A tiny amount of pressure on my left side, perfectly situated at my waistline. My eyes glance downward. The man in the trench coat has a pistol pointed at my side. Its pewter barrel reflects the sulfur-yellow of the lamps.

 

I am sixteen years old and about to be shot in a crowd of anonymous people on a random Saturday night, miles from my hometown. Who will ever solve this crime, I wonder.

 

Fear seems futile. Running is impossible. Screaming is dangerously un-ladylike.

 

So I stand inside my skin and wait, calmly. In the sick silence of a city ruled by hustle and flow.

 

Minutes go by and nothing happens. I roll my eyes to the right and see the man in grey perspiring. Beads of sweat on his forehead larger than raindrops. His skin sallows.

 

Then I get it. He is the target. I am simply in the way of his death.

 

While rumbling this thought around in my mind like a gumball machine, the crowd suddenly parts, as though a new Moses were standing on the Ferris wheel commanding the sea of skin.

 

I see a silver diner gleaming in the distance. Without looking back or side-to-side, I bolt toward its railcar comfort. Its red neon sign my new North Star.

 

Up the stairs two at a time and through the hand-smudged glass doors. The aroma of coffee greets me like the warmth of a mother’s hug. Red naugahyde stools are twirling bodies. One spins fully around.
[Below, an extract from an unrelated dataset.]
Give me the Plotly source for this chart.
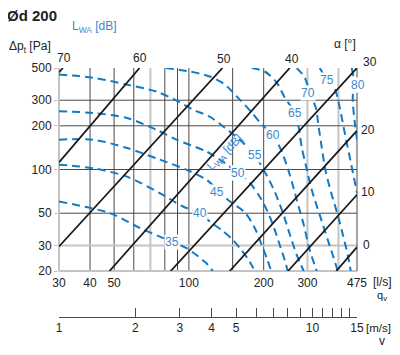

It’s Carol.

 

I watch the worry, and then the relief, slouch across the terrain of her face.

 

I don’t explain. We merely link arms and run toward the bus.

 

Settled in my seat, riding home in the tumult of a school bus with lazy shock absorbers, I wonder why I can fully relax in the presence of a gun. Why it feels like something close to erotic surrender?

When does the temptation of assault translate into the taste of Home? What is the allure of Russian roulette . . . the odds that no one is wagering? The odds of being a stranger in a strange, unchosen position?

 

Life and death just danced on the head of a bullet in some ecstatic merger that baffles me even now. Why did I draw the dancer of life?